Case in point: In 2024, several ASX-listed companies reviewed their executive pay structures in response to new ‘clawback’ provisions and shareholder activism, demonstrating the high public and regulatory scrutiny applied to Australia’s best-paid employees.

Planning Strategies for High-Income Earners in 2025

If you’re approaching, or already over, the highly compensated threshold, it pays to be proactive. Here are some smart moves for 2025:

  • Review Salary Packaging: Maximise after-tax income by structuring remuneration to take advantage of concessional tax treatments—within the rules.

  • Track Super Contributions: Monitor both employer and personal contributions to avoid breaching caps, especially if you have multiple jobs or salary sacrifice arrangements.

  • Understand Your Employment Contract: Pay close attention to clauses around termination, bonuses, equity vesting, and post-employment restrictions. Seek professional review if moving into a new high-paying role.

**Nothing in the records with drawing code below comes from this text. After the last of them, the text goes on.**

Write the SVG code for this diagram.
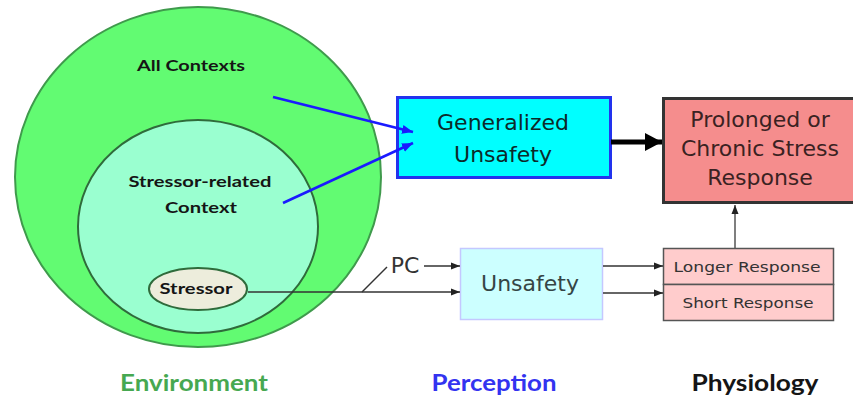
<svg xmlns="http://www.w3.org/2000/svg" width="853" height="402" viewBox="0 0 853 402">
  <style>
    .ctx { font-family: Lato, "Open Sans", "Liberation Sans", sans-serif; font-weight: bold; font-size: 16px; fill: #151515; text-anchor: middle; }
    .box { font-family: "DejaVu Sans", Verdana, sans-serif; font-size: 22px; text-anchor: middle; }
    .small { font-family: "DejaVu Sans", Verdana, sans-serif; font-size: 14px; fill: #333; text-anchor: middle; }
    .col { font-family: Lato, "Open Sans", "Liberation Sans", sans-serif; font-weight: bold; font-size: 22px; text-anchor: middle; }
    .thin { stroke: #333; stroke-width: 1.5; fill: none; }
    .blue { stroke: #1a1aff; stroke-width: 2.5; fill: none; }
  </style>
  <defs>
    <marker id="headThin" markerUnits="userSpaceOnUse" markerWidth="10" markerHeight="8" refX="9" refY="4" orient="auto">
      <path d="M0,0.5 L9,4 L0,7.5 Z" fill="#222"/>
    </marker>
    <marker id="headBlue" markerUnits="userSpaceOnUse" markerWidth="12" markerHeight="10" refX="11" refY="5" orient="auto">
      <path d="M0,0.5 L11,5 L0,9.5 Z" fill="#1a1aff"/>
    </marker>
    <marker id="headBold" markerUnits="userSpaceOnUse" markerWidth="18" markerHeight="18" refX="17" refY="9" orient="auto">
      <path d="M0,0 L17,9 L0,18 Z" fill="#000"/>
    </marker>
  </defs>
  <rect width="853" height="402" fill="#fff"/>

  <!-- Environment: nested contexts -->
  <g id="all-contexts">
    <ellipse cx="198" cy="177" rx="183" ry="170" fill="#62fb72" stroke="#3f9a4c" stroke-width="2"/>
    <text class="ctx" x="191" y="71" textLength="108" lengthAdjust="spacingAndGlyphs">All Contexts</text>
  </g>
  <g id="stressor-context">
    <ellipse cx="198" cy="226.5" rx="120" ry="106.5" fill="#9affd0" stroke="#2f6b3b" stroke-width="2"/>
    <text class="ctx" x="200" y="187" textLength="143" lengthAdjust="spacingAndGlyphs">Stressor-related</text>
    <text class="ctx" x="201" y="213" textLength="72" lengthAdjust="spacingAndGlyphs">Context</text>
  </g>
  <g id="stressor">
    <ellipse cx="198" cy="289" rx="49" ry="21" fill="#ededdc" stroke="#2f6b3b" stroke-width="2"/>
    <text class="ctx" x="196" y="294" textLength="73" lengthAdjust="spacingAndGlyphs">Stressor</text>
  </g>

  <!-- Perception -->
  <g id="generalized-unsafety">
    <rect x="397.5" y="97.5" width="213" height="80" fill="#00ffff" stroke="#2233ee" stroke-width="3"/>
    <text class="box" x="503" y="130" fill="#0d2a2a">Generalized</text>
    <text class="box" x="503" y="162" fill="#0d2a2a">Unsafety</text>
  </g>
  <g id="unsafety">
    <rect x="460.5" y="248.5" width="142" height="71" fill="#ccffff" stroke="#c4c8ff" stroke-width="1.5"/>
    <text class="box" x="530" y="291" fill="#354545">Unsafety</text>
  </g>
  <g id="pc-label">
    <text class="box" x="405" y="273" fill="#333">PC</text>
  </g>

  <!-- Physiology -->
  <g id="chronic-response">
    <rect x="663.5" y="98.5" width="200" height="104" fill="#f58d8d" stroke="#333" stroke-width="3"/>
    <text class="box" x="760" y="127" fill="#3a2222">Prolonged or</text>
    <text class="box" x="760" y="156" fill="#3a2222">Chronic Stress</text>
    <text class="box" x="760" y="185" fill="#3a2222">Response</text>
  </g>
  <g id="longer-response">
    <rect x="663.5" y="248.5" width="170" height="36" fill="#ffcccc" stroke="#555" stroke-width="1.5"/>
    <text class="small" x="747" y="272" textLength="147" lengthAdjust="spacingAndGlyphs">Longer Response</text>
  </g>
  <g id="short-response">
    <rect x="663.5" y="284.5" width="170" height="36" fill="#ffcccc" stroke="#555" stroke-width="1.5"/>
    <text class="small" x="748" y="308" textLength="131" lengthAdjust="spacingAndGlyphs">Short Response</text>
  </g>

  <!-- Connectors -->
  <g id="connectors">
    <line class="blue" x1="273" y1="97" x2="413" y2="132" marker-end="url(#headBlue)"/>
    <line class="blue" x1="283" y1="203" x2="413" y2="143" marker-end="url(#headBlue)"/>
    <line x1="611" y1="142" x2="662" y2="142" stroke="#000" stroke-width="5" marker-end="url(#headBold)"/>
    <line class="thin" x1="248" y1="292" x2="460" y2="292" marker-end="url(#headThin)"/>
    <line class="thin" x1="362" y1="292" x2="387" y2="267"/>
    <line class="thin" x1="424" y1="266" x2="460" y2="266" marker-end="url(#headThin)"/>
    <line class="thin" x1="603" y1="266" x2="663" y2="266" marker-end="url(#headThin)"/>
    <line class="thin" x1="603" y1="293" x2="663" y2="293" marker-end="url(#headThin)"/>
    <line x1="735" y1="248" x2="735" y2="205" stroke="#555" stroke-width="1.5" marker-end="url(#headThin)"/>
  </g>

  <!-- Column titles -->
  <g id="column-titles">
    <text class="col" x="194" y="391" fill="#46a851" textLength="148" lengthAdjust="spacingAndGlyphs">Environment</text>
    <text class="col" x="494" y="391" fill="#3333f0" textLength="125" lengthAdjust="spacingAndGlyphs">Perception</text>
    <text class="col" x="755" y="391" fill="#151515" textLength="127" lengthAdjust="spacingAndGlyphs">Physiology</text>
  </g>
</svg>
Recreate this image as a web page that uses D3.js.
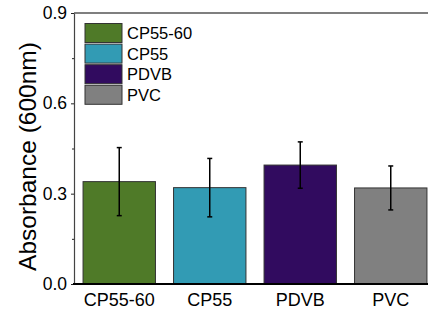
<!DOCTYPE html>
<html lang="en">
<head>
<meta charset="utf-8">
<title>Absorbance</title>
<script src="https://cdn.jsdelivr.net/npm/d3@7/dist/d3.min.js"></script>
<style>
  body { margin: 0; background: #fff; }
  svg { display: block; font-family: Arial, "Liberation Sans", sans-serif; }
</style>
</head>
<body>
<script>
var categories = ["CP55-60", "CP55", "PDVB", "PVC"];
var values = [0.340, 0.320, 0.395, 0.319];
var errors = [0.113, 0.097, 0.077, 0.073];
var colors = ["#4f7a28", "#329bb4", "#310b5f", "#808080"];
var yTicks = [0.0, 0.3, 0.6, 0.9];
var yMinor = [0.15, 0.45, 0.75];

var W = 428, H = 321;
var plotL = 74, plotT = 13, plotB = 284, plotR = 436;

var svg = d3.select("body").append("svg").attr("width", W).attr("height", H);

var x = d3.scaleBand().domain(categories).range([plotL, plotR])
  .paddingInner(0.2).paddingOuter(0.1);
var y = d3.scaleLinear().domain([0, 0.9]).range([plotB, plotT]);

// bars
svg.selectAll("rect.bar").data(categories).enter().append("rect")
  .attr("class", "bar")
  .attr("x", function(d) { return x(d); })
  .attr("y", function(d, i) { return y(values[i]); })
  .attr("width", x.bandwidth())
  .attr("height", function(d, i) { return y(0) - y(values[i]); })
  .attr("fill", function(d, i) { return colors[i]; })
  .attr("stroke", "#333").attr("stroke-width", 1);

// error bars
var eb = svg.selectAll("g.err").data(categories).enter().append("g").attr("class", "err");
eb.append("line")
  .attr("x1", function(d) { return x(d) + x.bandwidth() / 2; })
  .attr("x2", function(d) { return x(d) + x.bandwidth() / 2; })
  .attr("y1", function(d, i) { return y(values[i] - errors[i]); })
  .attr("y2", function(d, i) { return y(values[i] + errors[i]); })
  .attr("stroke", "#000").attr("stroke-width", 1.5);
[1, -1].forEach(function(s) {
  eb.append("line")
    .attr("x1", function(d) { return x(d) + x.bandwidth() / 2 - 2.5; })
    .attr("x2", function(d) { return x(d) + x.bandwidth() / 2 + 2.5; })
    .attr("y1", function(d, i) { return y(values[i] + s * errors[i]); })
    .attr("y2", function(d, i) { return y(values[i] + s * errors[i]); })
    .attr("stroke", "#000").attr("stroke-width", 1.5);
});

// top frame line
svg.append("line").attr("x1", plotL).attr("x2", W).attr("y1", plotT).attr("y2", plotT)
  .attr("stroke", "#555").attr("stroke-width", 1.5);

// y axis
var yAxis = svg.append("g").attr("transform", "translate(" + plotL + ",0)")
  .call(d3.axisLeft(y).tickValues(yTicks).tickFormat(d3.format(".1f")).tickSizeInner(3).tickSizeOuter(0).tickPadding(4));
yAxis.select(".domain").attr("stroke", "#444").attr("stroke-width", 1.2);
yAxis.selectAll(".tick line").attr("stroke", "#222");
yAxis.selectAll(".tick text").attr("font-size", 17.5).attr("fill", "#000")
  .attr("font-family", "Arial, 'Liberation Sans', sans-serif");
svg.append("g").attr("transform", "translate(" + plotL + ",0)")
  .call(d3.axisLeft(y).tickValues(yMinor).tickSize(2).tickFormat(""))
  .call(function(g) { g.select(".domain").remove(); })
  .selectAll(".tick line").attr("stroke", "#222");

// x axis
var xAxis = svg.append("g").attr("transform", "translate(0," + plotB + ")")
  .call(d3.axisBottom(x).tickSize(0).tickPadding(9));
xAxis.select(".domain").remove();
xAxis.selectAll(".tick text").attr("font-size", 18).attr("fill", "#000")
  .attr("font-family", "Arial, 'Liberation Sans', sans-serif");
svg.append("line").attr("x1", plotL - 1).attr("x2", W).attr("y1", plotB).attr("y2", plotB)
  .attr("stroke", "#000").attr("stroke-width", 2);

// y title
svg.append("text")
  .attr("transform", "translate(36," + ((plotT + plotB) / 2 + 8) + ") rotate(-90)")
  .attr("text-anchor", "middle")
  .attr("font-size", 24.5)
  .attr("fill", "#000")
  .text("Absorbance (600nm)");

// legend
var leg = svg.selectAll("g.leg").data(categories).enter().append("g")
  .attr("class", "leg")
  .attr("transform", function(d, i) { return "translate(85," + (23.5 + i * 20.6) + ")"; });
leg.append("rect").attr("width", 37).attr("height", 19)
  .attr("fill", function(d, i) { return colors[i]; })
  .attr("stroke", "#333").attr("stroke-width", 1);
leg.append("text").attr("x", 42).attr("y", 15.5)
  .attr("font-size", 16.5).attr("fill", "#000")
  .text(function(d) { return d; });
</script>
</body>
</html>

  • Stay Informed: Monitor ATO updates and Fair Work changes, as 2025 is expected to bring further tweaks to thresholds and reporting requirements for high earners.

The Bottom Line

In Australia’s dynamic employment landscape, the label ‘highly compensated employee’ comes with both benefits and obligations. From extra tax on super to complex workplace rights, high-income earners face unique financial and career considerations. Staying informed—and acting early—can help you make the most of your position while avoiding costly pitfalls.